▶ _WHAT IS EXPECTED_: Pick out every line holding the string "this" and copy it.

▶ _Figure scripts_:
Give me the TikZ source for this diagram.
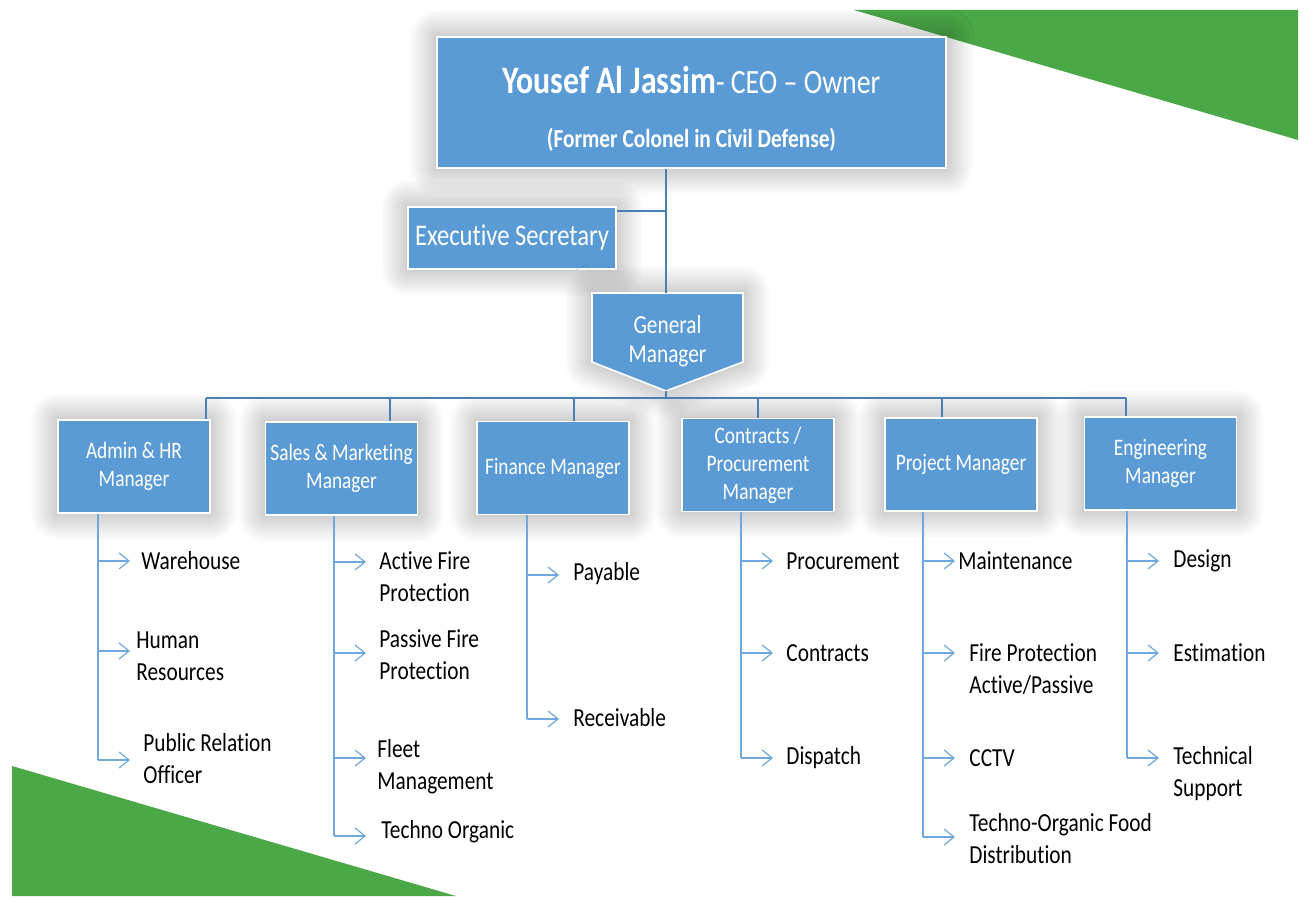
\documentclass[tikz,border=0pt]{standalone}
\usepackage{fontspec}
\setmainfont{Carlito}[FakeStretch=0.82, Ligatures={NoCommon}]
\usetikzlibrary{arrows.meta,shadows.blur}

\definecolor{boxblue}{HTML}{5B9BD5}
\definecolor{busblue}{HTML}{4A7EB5}
\definecolor{leafblue}{HTML}{6FA8DC}
\definecolor{cornergreen}{HTML}{4AA846}

\tikzset{
  boxlook/.style={fill=boxblue, draw=white, line width=0.8pt,
    blur shadow={shadow xshift=0pt, shadow yshift=0pt, shadow blur radius=14pt,
      shadow blur steps=14, shadow opacity=40}},
  box/.style={boxlook, rectangle, text=white, align=center, inner sep=0pt},
  headbox/.style={box, minimum width=76pt, minimum height=46.5pt, font=\fontsize{11.8}{14}\selectfont},
  busline/.style={busblue, line width=1pt},
  leafline/.style={leafblue, line width=0.6pt},
  leafarrow/.style={leafline, -{Straight Barb[length=5pt,width=8pt]}},
  leaf/.style={anchor=west, inner sep=0pt, align=left, font=\fontsize{13}{16}\selectfont},
}

\begin{document}
\begin{tikzpicture}[x=0.5pt, y=-0.5pt]
    \useasboundingbox (0,0) rectangle (1306,899);
    %% green corners
    \fill[cornergreen] (854,10) -- (1298,10) -- (1298,140) -- cycle;
    \fill[cornergreen] (12,766) -- (12,896) -- (456,896) -- cycle;
    %% owner and secretary
    \node[box, minimum width=254.5pt, minimum height=65.5pt] (ceo) at (691.5,102.5) {};
    \node[text=white, align=center, inner sep=0pt, font=\fontsize{13}{27}\selectfont] (ceo text) at ([yshift=-3.2pt]ceo.center)
      {{\fontsize{19.4}{27}\selectfont\bfseries Yousef Al Jassim}{\fontsize{17}{27}\selectfont- CEO -- Owner}\\
       {\bfseries (Former Colonel in Civil Defense)}};
    \node[box, minimum width=104pt, minimum height=31pt, font=\fontsize{15}{18}\selectfont] (es) at (512,238) {Executive Secretary};
    %% general manager
    \path[boxlook] (592,293) -- (743,293) -- (743,362) -- (666,391) -- (592,362) -- cycle;
    \node[text=white, align=center, inner sep=0pt, font=\fontsize{13}{14.5}\selectfont] (gm) at (667.5,341.5) {General\\Manager};
    \coordinate (gm top) at (666,293);
    \coordinate (gm tip) at (666,391);
    %% managers
    \foreach \n/\cx/\cy/\txt in {adm/134/466.5/{Admin \& HR\\Manager}, sal/341.5/468.5/{Sales \& Marketing\\Manager},
      fin/553/468/{Finance Manager}, con/758/465/{Contracts /\\Procurement\\Manager},
      prj/961/464.5/{Project Manager}, eng/1160.5/463.5/{Engineering\\Manager}}
      \node[headbox] (\n) at (\cx,\cy) {\txt};
    %% bus lines
    \draw[busline] (gm top |- ceo.south) -- (gm top);
    \draw[busline] ([yshift=-2.5pt]es.north east) -- ([yshift=-2.5pt]es.north east -| gm top);
    \draw[busline] (gm tip) -- (gm tip |- 0,398);
    \draw[busline] (206,398) -- (1126,398);
    \foreach \n/\dx in {adm/206, sal/390, fin/574, con/758, prj/942, eng/1126}
      \draw[busline] (\dx,398) -- (\dx,398 |- \n.north);
    %% spines
    \foreach \n/\sx/\last in {adm/98/760, sal/334/836, fin/527/719, con/741/758, prj/923/837, eng/1127/758}
      \draw[leafline] (\sx,0 |- \n.south) -- (\sx,\last);
    %% leaves
    \foreach \n/\sx/\ay/\tx/\ty/\txt in {
      adm1/98/561/141/561/Warehouse, adm2/98/651/136/656/{Human\\Resources},
      adm3/98/760/143/759/{Public Relation\\Officer},
      sal1/334/562/379/577/{Active Fire\\Protection}, sal2/334/653/379/655/{Passive Fire\\Protection},
      sal3/334/758/377/767/{Fleet\\Management}, sal4/334/836/381/832/{Techno Organic},
      fin1/527/575/573/574/Payable, fin2/527/719/573/718/Receivable,
      con1/741/561/786/561/Procurement, con2/741/653/786/653/Contracts, con3/741/758/786/758/Dispatch,
      prj1/923/561/958/561/Maintenance, prj2/923/653/969/669/{Fire Protection\\Active/Passive},
      prj3/923/758/969/758/CCTV, prj4/923/837/969/839/{Techno-Organic Food\\Distribution},
      eng1/1127/561/1173/561/Design, eng2/1127/653/1173/653/Estimation,
      eng3/1127/758/1173/774/{Technical\\Support}}
    {
      \node[leaf] (\n) at (\tx,\ty) {\txt};
      \draw[leafarrow] (\sx,\ay) -- (\sx+32,\ay);
    }
\end{tikzpicture}
\end{document}
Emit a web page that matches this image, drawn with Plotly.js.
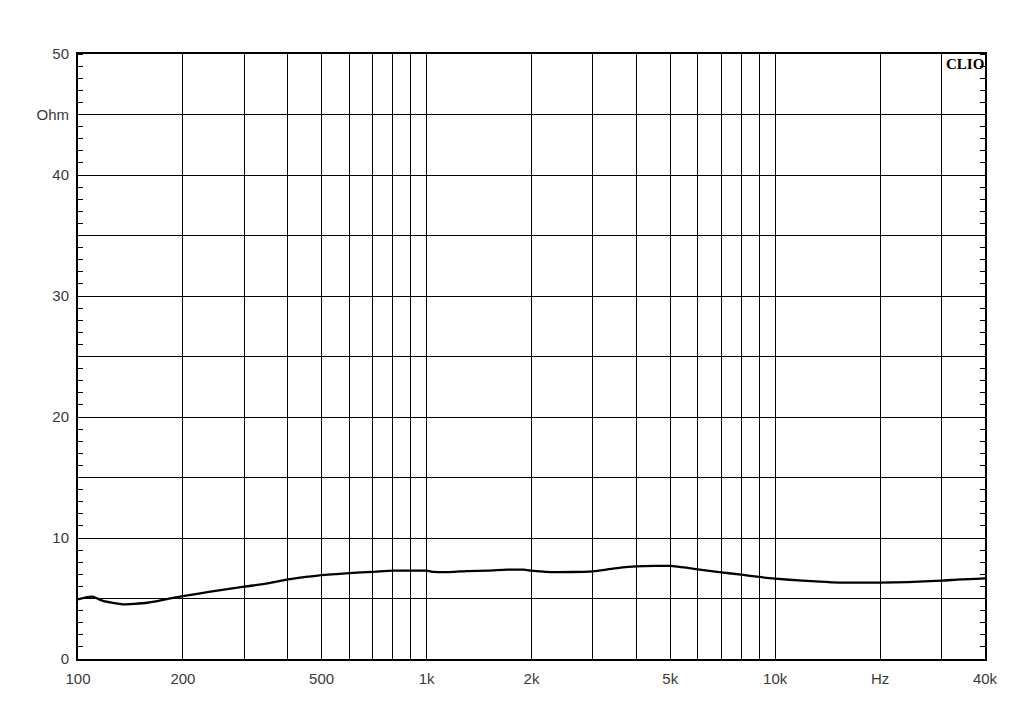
<!DOCTYPE html>
<html>
<head>
<meta charset="utf-8">
<script src="https://cdn.plot.ly/plotly-3.0.1.min.js"></script>
<style>html,body{margin:0;padding:0;background:#fff;}#chart{width:1024px;height:716px;}</style>
</head>
<body>
<div id="chart"></div>
<script>
const freq = [100, 105, 110, 118, 127, 134, 145, 158, 180, 200, 240, 300, 350, 400, 450, 500, 550, 600, 700, 800, 900, 1000, 1050, 1200, 1300, 1500, 1700, 1900, 2000, 2200, 2600, 3000, 3300, 3600, 4000, 4500, 5000, 6000, 7000, 8000, 9000, 10000, 12000, 14500, 17000, 20000, 24000, 30000, 34000, 40000];
const impedance = [4.93, 5.08, 5.15, 4.8, 4.62, 4.52, 4.56, 4.65, 4.95, 5.2, 5.56, 5.98, 6.25, 6.58, 6.78, 6.94, 7.02, 7.1, 7.2, 7.3, 7.3, 7.3, 7.2, 7.2, 7.27, 7.3, 7.38, 7.38, 7.3, 7.2, 7.19, 7.25, 7.4, 7.55, 7.65, 7.69, 7.69, 7.41, 7.16, 6.97, 6.78, 6.64, 6.47, 6.34, 6.31, 6.31, 6.36, 6.47, 6.58, 6.67];

const xTickVals = [100, 200, 300, 400, 500, 600, 700, 800, 900, 1000, 2000, 3000, 4000, 5000, 6000, 7000, 8000, 9000, 10000, 20000, 30000, 40000];
const xTickText = ["100", "200", "", "", "500", "", "", "", "", "1k", "2k", "", "", "5k", "", "", "", "", "10k", "Hz", "", "40k"];
const yTickVals = [0, 5, 10, 15, 20, 25, 30, 35, 40, 45, 50];
const yTickText = ["0", "", "10", "", "20", "", "30", "", "40", "Ohm", "50"];

const tickFont = {family: "Liberation Sans, Arial, sans-serif", size: 15, color: "#3a3a3a"};

const data = [{
  x: freq, y: impedance, type: "scatter", mode: "lines",
  line: {color: "#000", width: 2.3, shape: "spline", smoothing: 0.6},
  hoverinfo: "skip"
}];

const layout = {
  width: 1024, height: 716,
  margin: {l: 78, r: 39, t: 54, b: 57},
  paper_bgcolor: "#fff", plot_bgcolor: "#fff",
  showlegend: false,
  xaxis: {
    type: "log", range: [2, Math.log10(40000)],
    tickmode: "array", tickvals: xTickVals, ticktext: xTickText,
    showgrid: true, gridcolor: "#000", gridwidth: 1,
    showline: true, linecolor: "#000", linewidth: 2, mirror: true,
    ticks: "", ticklabelstandoff: 5,
    tickfont: tickFont, zeroline: false
  },
  yaxis: {
    range: [0, 50],
    tickmode: "array", tickvals: yTickVals, ticktext: yTickText,
    showgrid: true, gridcolor: "#000", gridwidth: 1,
    showline: true, linecolor: "#000", linewidth: 2, mirror: "allticks",
    ticks: "", ticklabelstandoff: 4,
    minor: {dtick: 1, ticks: "inside", ticklen: 5, tickcolor: "#000", tickwidth: 1, showgrid: false},
    tickfont: tickFont, zeroline: false
  },
  annotations: [{
    text: "CLIO", xref: "paper", yref: "paper", x: 1, y: 1,
    xanchor: "right", yanchor: "top", showarrow: false,
    font: {family: "Liberation Serif, Times New Roman, serif", size: 15, color: "#000", weight: "bold"},
    xshift: 1, yshift: 0
  }]
};

Plotly.newPlot("chart", data, layout, {displayModeBar: false, staticPlot: true});
</script>
</body>
</html>
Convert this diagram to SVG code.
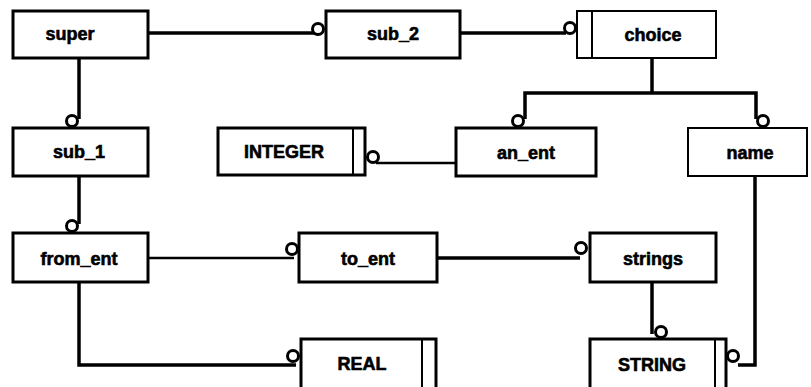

▶ _TASK SOLUTION_:
Give me the TikZ source for this diagram.
Emit a web page that matches this image, drawn with Plotly.js.
Convert this diagram to SVG code.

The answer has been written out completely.